REQUEST » Retype each line of the material exactly, please, skipping any picture in it.

DATA EXCERPT »
— begin —
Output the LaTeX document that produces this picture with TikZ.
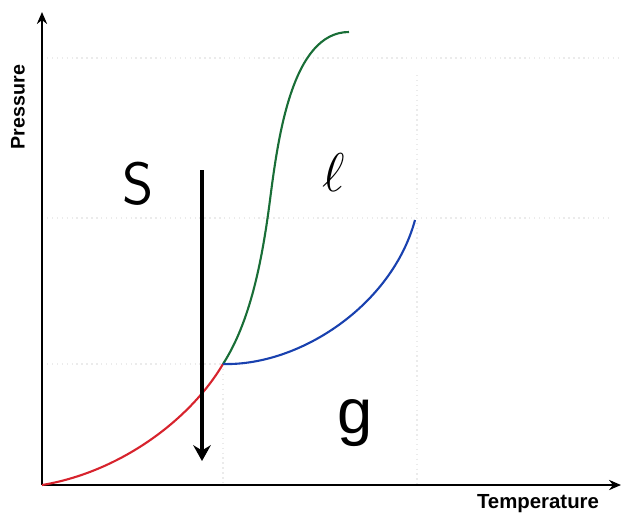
\documentclass[tikz,border=0pt]{standalone}
\usepackage{fontspec}
\newfontfamily\axisfont{Liberation Sans}
\usepackage{tikz}
\usetikzlibrary{arrows.meta, positioning}

\definecolor{solidred}{RGB}{215,35,45}
\definecolor{liquidgreen}{RGB}{25,110,55}
\definecolor{gasblue}{RGB}{25,65,175}

\begin{document}
\begin{tikzpicture}[x=0.02cm,y=-0.02cm,
        axis/.style={line width=1.1pt,-{Stealth[length=6.8pt,width=5.8pt]}},
        curve/.style={line width=1.2pt},
        guide/.style={black!8,dotted,line width=0.8pt},
        phase/.style={font=\fontsize{34}{34}\selectfont\sffamily}]
            \useasboundingbox (0,0) rectangle (621,515);
            % faint guide lines
            \draw[guide] (42,364) -- (223,364);
            \draw[guide] (42,218) -- (610,218);
            \draw[guide] (42,58) -- (620,58);
            \draw[guide] (223,364) -- (223,485);
            \draw[guide] (417,75) -- (417,485);
            % axes
            \coordinate (o) at (42,485);
            \coordinate (ytop) at (42,12);
            \coordinate (xend) at (621,485);
            \draw[axis] (o) -- (ytop);
            \draw[axis] (o) -- (xend);
            \node[rotate=90,font=\axisfont\bfseries\fontsize{11.2}{13}\selectfont](p) at (18,107) {Pressure};
            \node[font=\axisfont\bfseries\fontsize{11.6}{13}\selectfont](t) at (538,504) {Temperature};
            % phase boundaries
            \coordinate (tp) at (223,364);
            \coordinate (top) at (349,32);
            \coordinate (crit) at (415,220);
            \draw[curve,solidred] (o) .. controls (120,472) and (190,420) .. (tp);
            \draw[curve,liquidgreen] (tp) .. controls (250,322) and (262,262) .. (270,200)
                .. controls (278,138) and (292,32) .. (top);
            \draw[curve,gasblue] (tp) .. controls (300,366) and (392,305) .. (crit);
            % phase labels
            \node[phase](s) at (138,184) {S};
            \node[phase,scale=1.25](l) at (334,173) {$\ell$};
            \node[phase,font=\axisfont\fontsize{36}{36}\selectfont](g) at (355,423) {g};
            % isothermal compression
            \coordinate (a1) at (202,170);
            \coordinate (a2) at (202,461);
            \draw[line width=2.4pt,-{Stealth[length=9pt,width=10pt,inset=3pt]}] (a1) -- (a2);
        \end{tikzpicture}
\end{document}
— end —
WRITTEN SOLUTION »
Output the LaTeX document that produces this picture with TikZ.
\documentclass[tikz,border=0pt]{standalone}
\usepackage{fontspec}
\newfontfamily\axisfont{Liberation Sans}
\usepackage{tikz}
\usetikzlibrary{arrows.meta, positioning}

\definecolor{solidred}{RGB}{215,35,45}
\definecolor{liquidgreen}{RGB}{25,110,55}
\definecolor{gasblue}{RGB}{25,65,175}

\begin{document}
\begin{tikzpicture}[x=0.02cm,y=-0.02cm,
        axis/.style={line width=1.1pt,-{Stealth[length=6.8pt,width=5.8pt]}},
        curve/.style={line width=1.2pt},
        guide/.style={black!8,dotted,line width=0.8pt},
        phase/.style={font=\fontsize{34}{34}\selectfont\sffamily}]
            \useasboundingbox (0,0) rectangle (621,515);
            % faint guide lines
            \draw[guide] (42,364) -- (223,364);
            \draw[guide] (42,218) -- (610,218);
            \draw[guide] (42,58) -- (620,58);
            \draw[guide] (223,364) -- (223,485);
            \draw[guide] (417,75) -- (417,485);
            % axes
            \coordinate (o) at (42,485);
            \coordinate (ytop) at (42,12);
            \coordinate (xend) at (621,485);
            \draw[axis] (o) -- (ytop);
            \draw[axis] (o) -- (xend);
            \node[rotate=90,font=\axisfont\bfseries\fontsize{11.2}{13}\selectfont](p) at (18,107) {Pressure};
            \node[font=\axisfont\bfseries\fontsize{11.6}{13}\selectfont](t) at (538,504) {Temperature};
            % phase boundaries
            \coordinate (tp) at (223,364);
            \coordinate (top) at (349,32);
            \coordinate (crit) at (415,220);
            \draw[curve,solidred] (o) .. controls (120,472) and (190,420) .. (tp);
            \draw[curve,liquidgreen] (tp) .. controls (250,322) and (262,262) .. (270,200)
                .. controls (278,138) and (292,32) .. (top);
            \draw[curve,gasblue] (tp) .. controls (300,366) and (392,305) .. (crit);
            % phase labels
            \node[phase](s) at (138,184) {S};
            \node[phase,scale=1.25](l) at (334,173) {$\ell$};
            \node[phase,font=\axisfont\fontsize{36}{36}\selectfont](g) at (355,423) {g};
            % isothermal compression
            \coordinate (a1) at (202,170);
            \coordinate (a2) at (202,461);
            \draw[line width=2.4pt,-{Stealth[length=9pt,width=10pt,inset=3pt]}] (a1) -- (a2);
        \end{tikzpicture}
\end{document}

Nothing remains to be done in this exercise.